Ranting

Who’s In Charge?

January 21st, 2016

When I was about eight, I learned something about conflict resolution.

Our next-door neighbor, big guy, was throwing his leaves over the hedge into our yard. Dad, not a big guy, asked him to stop. The neighbor asked Dad what he going to do about it, and Dad knocked him through the aforementioned hedge.

He didn’t throw any more leaves into the yard.

Effective, I thought, but to be avoided if possible.

As published in The Memphis Daily News, January 22, 2016, and in The Memphis News, January 23-29, 2016

Dig

IT MIGHT BE RIGHT, BUT IT’S FLAT WRONG.

A week or so ago, 27 trees disappeared from Overton Park’s greensward – a fancy word for yours and my yard since Overton Park belongs to us. 

But somebody gets to use some of it exclusively. And some more of it whenever they want. And they get big trucks to drive, and maintenance and other cool stuff. And three or four million or so of our bucks a year. And if they don’t like the trees, they can take them down. And if they want to park in the yard, they can do that, too.

Because they have all the park’s lions, and tigers and bears. Oh my.

Even though the Overton Park Conservancy was established as a public/private partnership to take care of our yard and make us proud again of everything in it, the Memphis Zoological Society, another public/private partnership that pre-dates the newer one, has claimed the authority – with the ham-handed finesse of a charging rhinoceros – to remove our city’s trees and stomp our city’s yard into mud if the mood strikes them.

And who gave the society permission to uproot trees donated to the conservancy? Neither mayor nor council picked one warring child over the other. No one cast a vote in favor of the treejacking. Yet the zoo claims their move, if not their arrogance, to be right and just.

From whence came the authority to wield the shovels?

From one Allan Wade, consigliere to the council, stalwart of the statute, champion of the contract, able to opine with such unquestionable force that ten pages from him can bring down forests and park thousands upon thousands of SUVs without a single meeting between differing parties, without a hint of compromise or consideration, without debate or a single vote by anyone elected by any of us to represent our interests.
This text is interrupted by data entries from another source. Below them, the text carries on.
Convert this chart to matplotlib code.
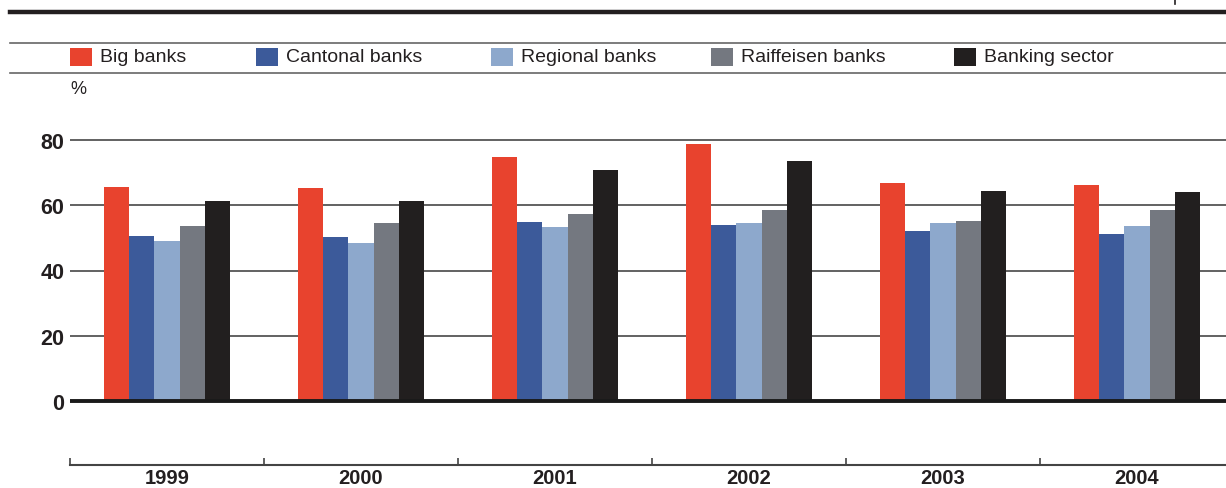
import matplotlib
matplotlib.use('Agg')
import matplotlib.pyplot as plt
import numpy as np
from matplotlib.patches import Rectangle
from matplotlib.lines import Line2D

# === Data ===
years = ['1999', '2000', '2001', '2002', '2003', '2004']
series = ['Big banks', 'Cantonal banks', 'Regional banks', 'Raiffeisen banks', 'Banking sector']
big_banks = [65.6, 65.4, 74.9, 78.9, 66.7, 66.1]
cantonal_banks = [50.7, 50.3, 54.8, 54.0, 52.0, 51.3]
regional_banks = [49.1, 48.4, 53.2, 54.7, 54.7, 53.5]
raiffeisen_banks = [53.6, 54.7, 57.3, 58.4, 55.3, 58.5]
banking_sector = [61.3, 61.2, 70.7, 73.7, 64.5, 64.1]
yticks = [0, 20, 40, 60, 80]

# === Style ===
COLORS = ['#E8432E', '#3C5A9A', '#8DA8CC', '#747880', '#221F1F']
W, H = 1226, 489
plt.rcParams['font.family'] = ['Liberation Sans', 'DejaVu Sans']

fig = plt.figure(figsize=(W / 100, H / 100), dpi=100)
fig.patch.set_facecolor('white')


def fx(px):
    return px / W


def fy(py):
    return 1 - py / H


# axes: left at x=70 px, bottom (category axis) at y=466 px, top at y=100 px
ax_l, ax_b, ax_t = 70, 466, 100
ax = fig.add_axes([fx(ax_l), fy(ax_b), fx(W - ax_l), (ax_b - ax_t) / H])

x = np.arange(len(years))
bw = 0.13
values = [big_banks, cantonal_banks, regional_banks, raiffeisen_banks, banking_sector]
for i, (vals, col) in enumerate(zip(values, COLORS)):
    ax.bar(x + (i - 2) * bw, vals, bw, color=col, linewidth=0, zorder=3)

# y scale: 0 at 402 px, 80 at 141 px
ppu = (402 - 141) / 80
ax.set_ylim(-(ax_b - 402) / ppu, (402 - ax_t) / ppu)
ax.set_xlim(-0.5, -0.5 + (W - ax_l) / 194)

for v in yticks[1:]:
    ax.axhline(v, color='#555555', lw=1.3, zorder=1)
ax.axhline(0, color='#1a1a1a', lw=2.8, zorder=4)

for side in ['top', 'right', 'left']:
    ax.spines[side].set_visible(False)
ax.spines['bottom'].set_color('#444444')
ax.spines['bottom'].set_linewidth(1.5)

ax.set_yticks(yticks)
ax.set_yticklabels([str(v) for v in yticks], fontsize=15.5, fontweight='bold', color='#231F20')
ax.tick_params(axis='y', length=0, pad=4)

ax.set_xticks(np.arange(-0.5, len(years) - 0.5, 1.0))
ax.set_xticklabels([])
ax.tick_params(axis='x', which='major', direction='in', length=5, width=1.2, color='#444444')
ax.set_xticks(x, minor=True)
ax.set_xticklabels(years, minor=True, fontsize=14.5, fontweight='bold', color='#231F20')
ax.tick_params(axis='x', which='minor', length=0, pad=2)

# === Header rules ===
fig.add_artist(Line2D([fx(10), 1], [fy(12.5), fy(12.5)], color='#231F20', lw=3.2))
fig.add_artist(Line2D([fx(1175), fx(1175)], [fy(0), fy(5)], color='#231F20', lw=1.2))
fig.add_artist(Line2D([fx(10), 1], [fy(44), fy(44)], color='#666666', lw=1.2))
fig.add_artist(Line2D([fx(10), 1], [fy(74), fy(74)], color='#666666', lw=1.2))

# === Legend ===
leg_x = [70, 256, 491, 711, 954]
for lx, name, col in zip(leg_x, series, COLORS):
    fig.add_artist(Rectangle((fx(lx), fy(67)), fx(22), 18 / H, color=col, lw=0))
    fig.text(fx(lx + 30), fy(58), name, fontsize=14, color='#231F20', va='center', ha='left')

fig.text(fx(70), fy(89), '%', fontsize=13, color='#231F20', va='center', ha='left')

fig.savefig('out.png', dpi=100, facecolor='white')
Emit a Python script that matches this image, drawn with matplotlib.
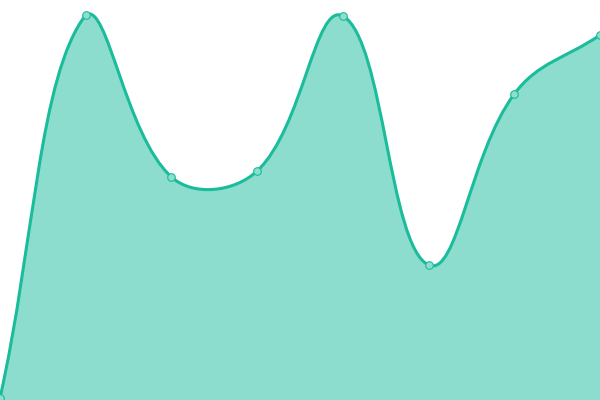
import numpy as np
import matplotlib
matplotlib.use("Agg")
import matplotlib.pyplot as plt
from matplotlib.path import Path
from matplotlib.patches import PathPatch

labels = ["1", "2", "3", "4", "5", "6", "7", "8"]
values = [2, 385, 223, 229, 384, 135, 306, 365]

line_color = "#1abc9c"
fill_color = (26/255, 188/255, 156/255, 0.5)
tension = 0.4

fig = plt.figure(figsize=(6, 4), dpi=100)
ax = fig.add_axes([0, 0, 1, 1])
ax.set_xlim(0, len(values) - 1)
ax.set_ylim(0, 400)
ax.axis("off")

x = np.arange(len(values))
pts = ax.transData.transform(np.column_stack([x, values]))
box = ax.bbox


def spline(prev, cur, nxt, t):
    d01 = np.hypot(*(cur - prev))
    d12 = np.hypot(*(nxt - cur))
    tot = d01 + d12
    s01 = d01 / tot if tot else 0
    s12 = d12 / tot if tot else 0
    return cur - t * s01 * (nxt - prev), cur + t * s12 * (nxt - prev)


def cap(p):
    return np.array([min(max(p[0], box.x0), box.x1),
                     min(max(p[1], box.y0), box.y1)])


n = len(pts)
ctrl_prev = []
ctrl_next = []
for i in range(n):
    prev = pts[max(i - 1, 0)]
    nxt = pts[min(i + 1, n - 1)]
    a, b = spline(prev, pts[i], nxt, tension)
    ctrl_prev.append(cap(a))
    ctrl_next.append(cap(b))

verts = [pts[0]]
codes = [Path.MOVETO]
for i in range(n - 1):
    verts += [ctrl_next[i], ctrl_prev[i + 1], pts[i + 1]]
    codes += [Path.CURVE4] * 3

inv = ax.transData.inverted()
verts_d = inv.transform(np.array(verts))

line_path = Path(verts_d, codes)
ax.add_patch(PathPatch(line_path, facecolor="none", edgecolor=line_color,
                       lw=2.2, zorder=3, capstyle="round", joinstyle="round"))

fill_verts = list(verts_d) + [[x[-1], 0], [x[0], 0], verts_d[0]]
fill_codes = codes + [Path.LINETO, Path.LINETO, Path.CLOSEPOLY]
ax.add_patch(PathPatch(Path(fill_verts, fill_codes), facecolor=fill_color,
                       edgecolor="none", zorder=2))

ax.scatter(x, values, s=30, facecolor="#8ddece", edgecolor=line_color,
           linewidth=0.8, zorder=4, clip_on=False)

fig.savefig("out.png", dpi=100)
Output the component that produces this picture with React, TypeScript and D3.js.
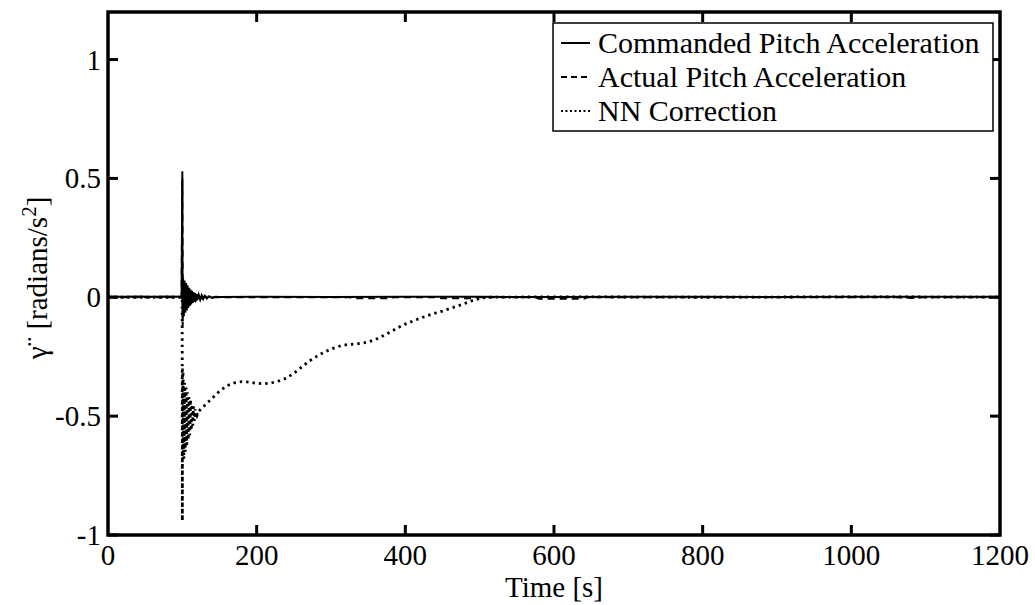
import React from "react";
import * as d3 from "d3";

const xTicks = [0, 200, 400, 600, 800, 1000, 1200];
const yTicks = [-1, -0.5, 0, 0.5, 1];
const yTickLabels = ["-1", "-0.5", "0", "0.5", "1"];
const legendLabels = ["Commanded Pitch Acceleration", "Actual Pitch Acceleration", "NN Correction"];

// Commanded pitch acceleration (solid)
const cmdTime = [0, 20, 40, 60, 80, 99, 100, 100.4, 101, 102, 103, 104, 105, 106, 107, 108, 109, 110, 111, 112, 113, 114, 115, 116, 117, 118, 119, 120, 122, 124, 126, 128, 130, 133, 136, 140, 145, 150, 200, 300, 400, 500, 600, 700, 800, 900, 1000, 1100, 1200];
const cmdValue = [0.003, 0.002, 0.003, 0.002, 0.003, 0.002, 0.53, -0.1, 0.08, -0.08, 0.07, -0.065, 0.06, -0.055, 0.05, -0.045, 0.04, -0.036, 0.033, -0.03, 0.027, -0.024, 0.022, -0.02, 0.018, -0.016, 0.014, -0.013, 0.011, -0.01, 0.008, -0.007, 0.006, -0.005, 0.004, -0.003, 0.002, 0.001, 0.002, 0.001, 0.002, 0.002, 0.001, 0.002, 0.002, 0.001, 0.002, 0.002, 0.002];

// Actual pitch acceleration (dashed)
const actTime = [0, 50, 99, 100, 100.5, 101, 102, 103, 104, 105, 106, 107, 108, 109, 110, 112, 114, 116, 118, 120, 125, 130, 140, 200, 300, 325, 330, 380, 385, 440, 450, 490, 495, 575, 580, 640, 645, 700, 800, 900, 1000, 1060, 1080, 1100, 1200];
const actValue = [0.0, 0.0, 0.0, 0.5, -0.12, 0.07, -0.07, 0.06, -0.055, 0.05, -0.045, 0.04, -0.035, 0.03, -0.027, 0.022, -0.018, 0.014, -0.011, 0.008, -0.005, 0.003, 0.0, 0.0, 0.0, 0.0, -0.004, -0.004, 0.0, 0.0, -0.004, -0.004, 0.0, 0.0, -0.006, -0.006, 0.0, 0.0, 0.0, 0.0, 0.0, 0.0, -0.003, 0.0, 0.0];

// NN correction (dotted)
const nnTime = [0, 50, 99.8, 100, 100.3, 101, 102, 103, 104, 105, 106, 107, 108, 109, 110, 111, 112, 113, 114, 115, 116, 117, 118, 119, 120, 122, 125, 130, 140, 150, 160, 170, 180, 190, 200, 210, 220, 230, 240, 250, 260, 270, 280, 290, 300, 310, 320, 330, 340, 350, 360, 370, 380, 390, 400, 410, 420, 430, 440, 450, 460, 470, 480, 490, 500, 510, 600, 800, 1000, 1200];
const nnValue = [0, 0, 0, -0.94, -0.3, -0.32, -0.68, -0.36, -0.65, -0.38, -0.62, -0.4, -0.6, -0.42, -0.58, -0.43, -0.56, -0.45, -0.54, -0.46, -0.52, -0.47, -0.51, -0.48, -0.495, -0.48, -0.47, -0.455, -0.425, -0.395, -0.372, -0.36, -0.355, -0.357, -0.362, -0.364, -0.36, -0.352, -0.34, -0.32, -0.295, -0.27, -0.25, -0.232, -0.218, -0.207, -0.2, -0.197, -0.194, -0.188, -0.177, -0.162, -0.146, -0.128, -0.113, -0.1, -0.088, -0.077, -0.067, -0.058, -0.047, -0.037, -0.026, -0.014, -0.005, 0, 0.002, 0, 0.002, 0];

const W = 1035;
const H = 605;
const FF = "Liberation Serif";

export default function App() {
  const left = 108, right = 1000, top = 12, bottom = 535;
  const x = d3.scaleLinear().domain([0, 1200]).range([left, right]);
  const y = d3.scaleLinear().domain([-1, 1.2]).range([bottom, top]);

  const mk = (t: number[], v: number[]) =>
    d3.line<number>().x((_, i) => x(t[i])).y((d) => y(d)).curve(d3.curveLinear)(v) || "";

  const series = [
    { d: mk(cmdTime, cmdValue), dash: "none", w: 2 },
    { d: mk(actTime, actValue), dash: "7,5", w: 2 },
    { d: mk(nnTime, nnValue), dash: "2.4,4", w: 2.8 },
  ];

  const tickLen = 10;
  const legX = 553, legY = 23, legW = 440, legH = 108;
  const rowY = [43, 77, 111];

  return (
    <div>
      <svg width={W} height={H} style={{ position: "absolute", left: 0, top: 0 }}>
        <rect x={0} y={0} width={W} height={H} fill="#fff" />
        {series.map((s, i) => (
          <path key={i} d={s.d} fill="none" stroke="#000" strokeWidth={s.w} strokeDasharray={s.dash} />
        ))}
        {xTicks.slice(1, -1).map((t) => (
          <g key={"xt" + t}>
            <line x1={x(t)} x2={x(t)} y1={bottom} y2={bottom - tickLen} stroke="#000" strokeWidth={3} />
            <line x1={x(t)} x2={x(t)} y1={top} y2={top + tickLen} stroke="#000" strokeWidth={3} />
          </g>
        ))}
        {yTicks.map((t) => (
          <g key={"yt" + t}>
            <line x1={left} x2={left + tickLen} y1={y(t)} y2={y(t)} stroke="#000" strokeWidth={3} />
            <line x1={right} x2={right - tickLen} y1={y(t)} y2={y(t)} stroke="#000" strokeWidth={3} />
          </g>
        ))}
        <rect x={left} y={top} width={right - left} height={bottom - top} fill="none" stroke="#000" strokeWidth={3.5} />
        {xTicks.map((t) => (
          <text key={"xl" + t} x={x(t)} y={565} textAnchor="middle" fontSize={29} fontFamily={FF}>
            {String(t)}
          </text>
        ))}
        {yTicks.map((t, i) => (
          <text key={"yl" + t} x={101} y={y(t) + 10} textAnchor="end" fontSize={29} fontFamily={FF}>
            {yTickLabels[i]}
          </text>
        ))}
        <text x={(left + right) / 2} y={597} textAnchor="middle" fontSize={29} fontFamily={FF}>
          Time [s]
        </text>
        <text transform="translate(46.5,278) rotate(-90)" textAnchor="middle" fontSize={29} fontFamily={FF}>
          γ¨ [radians/s<tspan dy={-11} fontSize={21}>2</tspan>
          <tspan dy={11}>]</tspan>
        </text>
        <rect x={legX} y={legY} width={legW} height={legH} fill="#fff" stroke="#000" strokeWidth={1.5} />
        {legendLabels.map((lab, i) => (
          <g key={lab}>
            <line x1={561} x2={590} y1={rowY[i]} y2={rowY[i]} stroke="#000" strokeWidth={2}
              strokeDasharray={i === 1 ? "6,4" : i === 2 ? "2,2.5" : "none"} />
            <text x={598} y={rowY[i] + 10} fontSize={30} fontFamily={FF}>
              {lab}
            </text>
          </g>
        ))}
      </svg>
    </div>
  );
}
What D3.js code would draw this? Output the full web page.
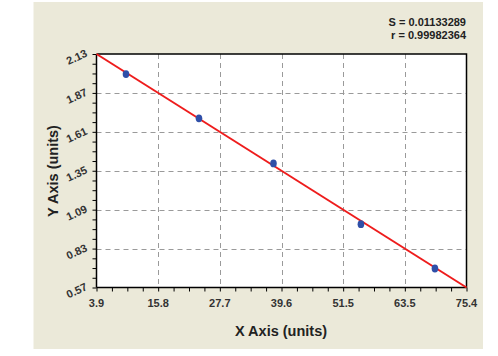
<!DOCTYPE html>
<html><head><meta charset="utf-8">
<script src="https://cdn.jsdelivr.net/npm/d3@7"></script>
<style>
html,body{margin:0;padding:0;background:#fff;}
svg{display:block;}
text{font-family:"Liberation Sans",Arial,sans-serif;font-weight:bold;}
</style></head><body>
<script>
const xValues = [9.6, 23.7, 38.1, 55.0, 69.3];
const yValues = [1.996, 1.700, 1.399, 0.993, 0.697];
const fitX = [3.9, 75.4];
const fitY = [2.13, 0.57];
const xTickLabels = ["3.9","15.8","27.7","39.6","51.5","63.5","75.4"];
const yTickLabels = ["0.57","0.83","1.09","1.35","1.61","1.87","2.13"];
const statLines = ["S = 0.01133289", "r = 0.99982364"];
const xTitle = "X Axis (units)";
const yTitle = "Y Axis (units)";

const W = 498, H = 356;
const svg = d3.select("body").append("svg").attr("width", W).attr("height", H);

svg.append("rect").attr("x", 33.5).attr("y", 2).attr("width", 449.5).attr("height", 347).attr("fill", "#ebe9d9");

const L = 96.5, T = 54, R = 466.5, B = 287.5;
svg.append("rect").attr("x", L).attr("y", T).attr("width", R - L).attr("height", B - T).attr("fill", "#fff");

const xMin = 3.9, xMax = 75.4, yMin = 0.57, yMax = 2.13;
const x = d3.scaleLinear().domain([xMin, xMax]).range([L, R]);
const y = d3.scaleLinear().domain([yMin, yMax]).range([B, T]);

const xMajor = xTickLabels.map((d, i) => xMin + i * (xMax - xMin) / 6);
const yMajor = yTickLabels.map((d, i) => yMin + i * (yMax - yMin) / 6);
const xMinor = d3.range(0, 25).map(i => xMin + i * (xMax - xMin) / 24);
const yMinor = d3.range(0, 25).map(i => yMin + i * (yMax - yMin) / 24);

// grid
const grid = svg.append("g").attr("stroke", "#9a9a9a").attr("stroke-width", 1).attr("stroke-dasharray", "5,4");
xMajor.slice(1, -1).forEach(v => grid.append("line").attr("x1", Math.round(x(v)) + 0.5).attr("x2", Math.round(x(v)) + 0.5).attr("y1", T).attr("y2", B));
yMajor.slice(1, -1).forEach(v => grid.append("line").attr("y1", Math.round(y(v)) + 0.5).attr("y2", Math.round(y(v)) + 0.5).attr("x1", L).attr("x2", R));

// border top & right
svg.append("path").attr("d", `M${L},${T}H${R}V${B}`).attr("fill", "none").attr("stroke", "#000").attr("stroke-width", 1.5);

// axes
const xAxis = d3.axisBottom(x).tickValues(xMinor).tickSize(4).tickFormat("");
const gx = svg.append("g").attr("transform", `translate(0,${B})`).call(xAxis);
const yAxis = d3.axisLeft(y).tickValues(yMinor).tickSize(4).tickFormat("");
const gy = svg.append("g").attr("transform", `translate(${L},0)`).call(yAxis);
[gx, gy].forEach(g => {
  g.select(".domain").attr("stroke", "#000").attr("stroke-width", 1.5);
  g.selectAll(".tick line").attr("stroke", "#000").attr("stroke-width", 1);
});
gx.select(".domain").attr("d", `M${L},0H${R}`);
gy.select(".domain").attr("d", `M0,${B}V${T}`);

// tick labels
svg.append("g").selectAll("text").data(xTickLabels).join("text")
  .attr("x", (d, i) => x(xMajor[i])).attr("y", 307)
  .attr("text-anchor", "middle").attr("font-size", 11).attr("fill", "#333")
  .text(d => d);
svg.append("g").selectAll("text").data(yTickLabels).join("text")
  .attr("transform", (d, i) => `translate(88,${y(yMajor[i]) + 2}) rotate(-25)`)
  .attr("text-anchor", "end").attr("font-size", 11).attr("fill", "#333")
  .text(d => d);

// fit line
svg.append("line")
  .attr("x1", x(fitX[0])).attr("y1", y(fitY[0]))
  .attr("x2", x(fitX[1])).attr("y2", y(fitY[1]))
  .attr("stroke", "#ee1c1c").attr("stroke-width", 2);

// points
svg.append("g").selectAll("ellipse").data(xValues).join("ellipse")
  .attr("cx", (d, i) => x(d)).attr("cy", (d, i) => y(yValues[i]))
  .attr("rx", 3.3).attr("ry", 3.9).attr("fill", "#2f4fa8");

// stats
svg.append("g").selectAll("text").data(statLines).join("text")
  .attr("x", 466).attr("y", (d, i) => 26 + i * 13)
  .attr("text-anchor", "end").attr("font-size", 11).attr("fill", "#222")
  .text(d => d);

// titles
svg.append("text").attr("x", 281).attr("y", 336).attr("text-anchor", "middle")
  .attr("font-size", 14.5).attr("fill", "#222").text(xTitle);
svg.append("text").attr("transform", "translate(58,171) rotate(-90)").attr("text-anchor", "middle")
  .attr("font-size", 14.5).attr("fill", "#222").text(yTitle);
</script>
</body></html>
Wow. Must be a helluva lawyer.

I’m not blaming him. Judging by what you and I are paying him and his private firm – hundreds and hundreds of thousands – and by the fact that he’s been covering the city council’s considerable behind for about a quarter-century, he’s a helluva lawyer. More telling, and the reason he’s earned every penny, is that several councils and several mayors have hidden behind Allan’s informed opinions about difficult issues and let him take the weight for hard decisions.

I know Allan, and I have no doubt that his legal opinion about the existing agreement between city and zoo and park is correct, but you and I both know that what’s happening between our bullying zoo and our resurgent park is just not right.

It will take courage and compromise to bring the parties together and make it right, the right way for a new council and mayor to start things. Even as I write this, that process is in process.

Nevertheless, history dictates that we should keep a close eye on the remaining trees in our yard.

I’m a Memphian, and, in my opinion and I hope in Allan’s, we need a new agreement.